Le Groupe islamo-chrétien offre lui aussi cette ouverture. J’ai découvert ce groupe par hasard il y a 2 ans par une affiche qui annonçait l’activité autour du thème de la transmission. Je me suis dit : « waw ! Ces gens font quelque chose ! Il se passe là vraiment quelque chose d’important entre les chrétiens et les musulmans de ma ville ! » C’est alors que j’ai rejoint le groupe islamo-chrétien. Depuis lors, ce groupe m’aide dans mon cheminement. J’y suis à mon aise car on y découvre que c’est normal d’avoir des doutes. Tout le monde a des doutes et on peut même tout simplement reconnaitre qu’on les a et oser les exprimer.  Et ça aide vraiment à y voir plus clair pour y remédier. Cela me rend plus forte dans ma foi et m’aide à avancer et me renforcer sur mon propre chemin spirituel. Je sens que ma foi est véritablement ancrée en moi.

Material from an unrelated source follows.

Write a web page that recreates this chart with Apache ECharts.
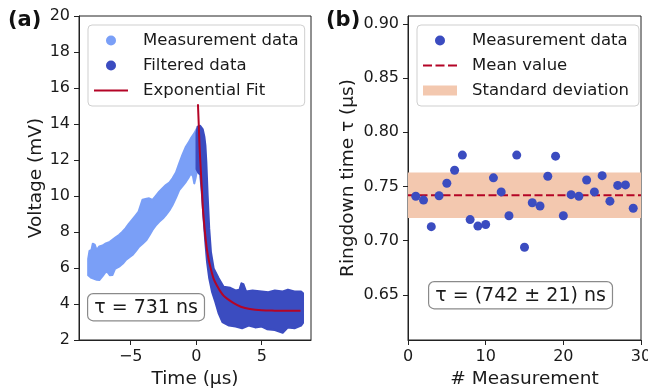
<!DOCTYPE html>
<html><head><meta charset="utf-8">
<script src="https://cdn.jsdelivr.net/npm/echarts@6/dist/echarts.min.js"></script>
<style>html,body{margin:0;padding:0;background:#fff}#c{width:648px;height:390px}</style>
</head><body><div id="c"></div>
<script>
// ---------- Panel (a) data (time in µs, voltage in mV), envelopes ----------
const measUpper = [[-8.25,6.5],[-8.15,6.95],[-8.0,7.0],[-7.9,7.35],[-7.75,7.3],[-7.6,7.0],[-7.4,7.2],[-7.15,7.25],[-6.9,7.37],[-6.6,7.45],[-6.4,7.56],[-6.15,7.7],[-5.9,7.83],[-5.65,8.0],[-5.4,8.2],[-5.15,8.45],[-4.9,8.67],[-4.65,8.9],[-4.4,9.13],[-4.1,9.8],[-3.8,9.85],[-3.6,9.87],[-3.34,9.78],[-3.1,10.0],[-2.83,10.24],[-2.55,10.45],[-2.32,10.61],[-2.05,10.75],[-1.81,10.98],[-1.55,11.3],[-1.3,11.81],[-1.05,12.3],[-0.79,12.74],[-0.6,12.95],[-0.41,13.2],[-0.15,13.48],[0.05,13.75],[0.3,13.6]];
const measLower = [[-8.25,5.6],[-8.0,5.45],[-7.6,5.35],[-7.4,5.33],[-7.15,5.55],[-6.9,5.8],[-6.75,5.75],[-6.6,5.6],[-6.4,5.61],[-6.2,5.95],[-5.89,6.07],[-5.6,6.25],[-5.38,6.44],[-5.1,6.6],[-4.87,6.72],[-4.6,6.95],[-4.36,7.18],[-4.1,7.35],[-3.8,7.56],[-3.55,7.85],[-3.34,8.11],[-3.1,8.35],[-2.83,8.57],[-2.55,8.75],[-2.32,8.94],[-2.05,9.2],[-1.81,9.5],[-1.55,9.9],[-1.3,10.33],[-1.05,10.55],[-0.79,10.79],[-0.6,11.0],[-0.41,11.26],[-0.25,11.1],[-0.15,10.7],[-0.05,11.0],[0.1,11.6],[0.3,11.8]];
const filtUpper = [[0.02,13.5],[0.1,13.85],[0.3,13.9],[0.5,13.7],[0.62,13.3],[0.7,12.8],[0.77,11.9],[0.87,10.06],[0.99,8.2],[1.12,6.9],[1.33,5.98],[1.71,5.43],[2.09,4.96],[2.6,4.9],[3.0,4.75],[3.3,4.8],[3.45,5.15],[3.6,5.1],[3.8,4.7],[4.3,4.75],[5.0,4.7],[5.5,4.65],[6.0,4.75],[6.6,4.7],[7.0,4.8],[7.5,4.7],[8.0,4.7],[8.15,4.6]];
const filtLower = [[0.02,11.5],[0.15,11.3],[0.31,11.17],[0.44,10.06],[0.56,8.76],[0.69,7.46],[0.82,6.35],[0.99,5.43],[1.2,4.69],[1.45,4.13],[1.7,3.5],[2.0,3.0],[2.5,2.8],[3.0,2.75],[3.5,2.65],[4.0,2.8],[4.5,2.7],[5.0,2.75],[5.4,2.6],[6.0,2.55],[6.6,2.4],[7.0,2.7],[7.5,2.65],[8.0,2.8],[8.15,2.95]];
const fitCurve = [[0.13,15.1],[0.19,14.0],[0.25,12.8],[0.32,11.8],[0.38,11.0],[0.45,10.1],[0.51,9.3],[0.6,8.5],[0.69,7.8],[0.8,7.1],[0.94,6.5],[1.1,6.0],[1.33,5.4],[1.6,5.0],[1.84,4.7],[2.1,4.45],[2.35,4.3],[2.86,4.05],[3.4,3.85],[4.1,3.72],[5.0,3.65],[6.0,3.63],[7.0,3.62],[7.96,3.62]];
const aXTicks = [-5, 0, 5];
const aYTicks = [2, 4, 6, 8, 10, 12, 14, 16, 18, 20];

// ---------- Panel (b) data ----------
const measIndex = [1,2,3,4,5,6,7,8,9,10,11,12,13,14,15,16,17,18,19,20,21,22,23,24,25,26,27,28,29];
const ringdown = [0.741,0.7375,0.713,0.7415,0.753,0.765,0.779,0.7195,0.7135,0.715,0.758,0.745,0.723,0.779,0.694,0.735,0.732,0.7595,0.778,0.723,0.7425,0.741,0.756,0.745,0.760,0.7365,0.751,0.7515,0.730];
const meanValue = 0.742;
const stdValue = 0.021;
const bXTicks = [0, 10, 20, 30];
const bYTicks = [0.65, 0.70, 0.75, 0.80, 0.85, 0.90];

const LIGHT = '#7a9ff7', DARK = '#3b4cc0', RED = '#b40426', BAND = '#f3c8af';
const FONT = '"DejaVu Sans", sans-serif';
const TXT = '#1a1a1a';
const LINE_ICON = 'path://M0,0H34V2H0Z';
const DASH_ICON = 'path://M0,0H9V2H0Z M12.5,0H21.5V2H12.5Z M25,0H34V2H25Z';

function envSeries(name, upper, lower, color, z) {
  return {
    type: 'custom', name, xAxisIndex: 0, yAxisIndex: 0, z, silent: true, clip: true,
    itemStyle: { color },
    data: [upper[0]],
    renderItem: (params, api) => {
      const pts = upper.concat(lower.slice().reverse()).map(p => api.coord(p));
      return { type: 'polygon', shape: { points: pts },
        style: { fill: color, stroke: color, lineWidth: 2, lineJoin: 'round' } };
    }
  };
}

const axisCommon = {
  axisLine: { show: true, onZero: false, lineStyle: { color: '#222', width: 1 } },
  axisTick: { show: true, inside: false, length: 5, lineStyle: { color: '#222', width: 1 } },
  splitLine: { show: false },
  nameTextStyle: { fontFamily: FONT, fontSize: 18.5, color: TXT },
};
const labelStyle = { fontFamily: FONT, fontSize: 16, color: TXT, margin: 9 };
const minus = v => (v < 0 ? '\u2212' + Math.abs(v) : String(v));
const legendCommon = {
  orient: 'vertical', selectedMode: false,
  padding: [7, 6, 7, 6], itemGap: 8, itemWidth: 34, itemHeight: 10,
  backgroundColor: 'rgba(255,255,255,0.85)', borderColor: '#cfcfcf', borderWidth: 1, borderRadius: 4,
  itemStyle: { borderWidth: 0 },
  textStyle: { fontFamily: FONT, fontSize: 16.5, color: TXT, lineHeight: 16, padding: [0, 0, 0, 10] }
};
const gridCommon = { show: true, borderColor: '#222', borderWidth: 1, containLabel: false, outerBoundsMode: 'none' };

const option = {
  animation: false,
  backgroundColor: '#fff',
  grid: [
    Object.assign({ left: 79, top: 16, width: 232, height: 324 }, gridCommon),
    Object.assign({ left: 408, top: 16, width: 233, height: 324 }, gridCommon)
  ],
  xAxis: [
    Object.assign({}, axisCommon, { type: 'value', gridIndex: 0, min: -8.95, max: 8.76,
      name: 'Time (µs)', nameLocation: 'middle', nameGap: 30,
      axisTick: Object.assign({}, axisCommon.axisTick, { customValues: aXTicks }),
      axisLabel: Object.assign({}, labelStyle, { customValues: aXTicks, formatter: minus }) }),
    Object.assign({}, axisCommon, { type: 'value', gridIndex: 1, min: 0, max: 30,
      name: '# Measurement', nameLocation: 'middle', nameGap: 30,
      axisTick: Object.assign({}, axisCommon.axisTick, { customValues: bXTicks }),
      axisLabel: Object.assign({}, labelStyle, { customValues: bXTicks }) })
  ],
  yAxis: [
    Object.assign({}, axisCommon, { type: 'value', gridIndex: 0, min: 2, max: 20,
      name: 'Voltage (mV)', nameLocation: 'middle', nameGap: 32,
      axisTick: Object.assign({}, axisCommon.axisTick, { customValues: aYTicks }),
      axisLabel: Object.assign({}, labelStyle, { customValues: aYTicks }) }),
    Object.assign({}, axisCommon, { type: 'value', gridIndex: 1, min: 0.6085, max: 0.9072,
      name: 'Ringdown time τ (µs)', nameLocation: 'middle', nameGap: 50,
      axisTick: Object.assign({}, axisCommon.axisTick, { customValues: bYTicks }),
      axisLabel: Object.assign({}, labelStyle, { customValues: bYTicks, formatter: v => v.toFixed(2) }) })
  ],
  legend: [
    Object.assign({}, legendCommon, { left: 88, top: 25,
      data: [
        { name: 'Measurement data', icon: 'circle', itemStyle: { color: LIGHT } },
        { name: 'Filtered data', icon: 'circle', itemStyle: { color: DARK } },
        { name: 'Exponential Fit', icon: LINE_ICON, itemStyle: { color: RED } }
      ] }),
    Object.assign({}, legendCommon, { left: 417, top: 25,
      data: [
        { name: 'Measurement data ', icon: 'circle', itemStyle: { color: DARK } },
        { name: 'Mean value', icon: DASH_ICON, itemStyle: { color: RED } },
        { name: 'Standard deviation', icon: 'rect', itemStyle: { color: BAND } }
      ] })
  ],
  graphic: [
    { type: 'text', left: 8, top: 10, style: { text: '(a)', font: 'bold 21px ' + FONT, fill: '#111' } },
    { type: 'text', left: 326, top: 10, style: { text: '(b)', font: 'bold 21px ' + FONT, fill: '#111' } },
    { type: 'text', left: 87, top: 293, z: 100, style: { text: 'τ = 731 ns', font: '19px ' + FONT, fill: TXT,
        backgroundColor: '#fff', borderColor: '#8a8a8a', borderWidth: 1.2, borderRadius: 5, padding: [4, 6, 3, 6] } },
    { type: 'text', left: 428, top: 281, z: 100, style: { text: 'τ = (742 ± 21) ns', font: '19px ' + FONT, fill: TXT,
        backgroundColor: '#fff', borderColor: '#8a8a8a', borderWidth: 1.2, borderRadius: 5, padding: [4, 6, 3, 6] } }
  ],
  series: [
    envSeries('Measurement data', measUpper, measLower, LIGHT, 2),
    envSeries('Filtered data', filtUpper, filtLower, DARK, 3),
    { type: 'line', name: 'Exponential Fit', xAxisIndex: 0, yAxisIndex: 0, z: 4, data: fitCurve,
      symbol: 'none', smooth: 0.3, lineStyle: { color: RED, width: 2 }, itemStyle: { color: RED }, silent: true },
    { type: 'custom', name: 'Standard deviation', xAxisIndex: 1, yAxisIndex: 1, z: 1, silent: true,
      itemStyle: { color: BAND },
      data: [[0, meanValue - stdValue, 30, meanValue + stdValue]],
      renderItem: (params, api) => {
        const p0 = api.coord([api.value(0), api.value(1)]);
        const p1 = api.coord([api.value(2), api.value(3)]);
        return { type: 'rect', shape: { x: p0[0], y: p1[1], width: p1[0] - p0[0], height: p0[1] - p1[1] },
          style: { fill: BAND } };
      } },
    { type: 'line', name: 'Mean value', xAxisIndex: 1, yAxisIndex: 1, z: 2, silent: true,
      data: [[0, meanValue], [30, meanValue]], symbol: 'none',
      lineStyle: { color: RED, width: 2, type: [8, 3.5] }, itemStyle: { color: RED } },
    { type: 'scatter', name: 'Measurement data ', xAxisIndex: 1, yAxisIndex: 1, z: 3,
      data: measIndex.map((x, i) => [x, ringdown[i]]), symbol: 'circle', symbolSize: 9,
      itemStyle: { color: DARK, opacity: 1 } }
  ]
};
echarts.init(document.getElementById('c'), null, { renderer: 'canvas' }).setOption(option);
</script></body></html>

Ma foi, je la vis au quotidien, tous les jours. Elle est présente dans chaque geste que je fais. Ma foi est une conviction solide. Si je n’avais pas eu cette ultime conviction bien ancrée en moi, je crois que je n’aurais pas pu tenir et garder espoir dans la vie avec tout ce qui se passe de nos jours.

Il y a eu des moments où je me suis posé la question : « mais où est l’islam s’il permet à certaines personnes qui se revendiquent de lui de faire des actes si violents? » Cela a été un moment très difficile où j’ai été bousculée dans mes croyances. J’ai même parfois eu envie de dire : « je ne suis pas musulmane » à cause de la lourdeur des regards sur les musulmans. Et puis, je me suis dit : « Non ! Il faut accepter que chacun est responsable et il faut qu’on s’investisse tous les jours pour changer cette peur en autre chose de bien.

Oui, je me sens beaucoup plus forte depuis que j’ai ce lieu de la nouvelle mosquée, et ce groupe islamo-chrétien où je peux vivre et épanouir ma foi personnelle pleinement. Merci !

Hanan Benkadour

NDR: Hanan est mère de trois enfants et professeure de mathématique à l’Ecole Normale de LLN.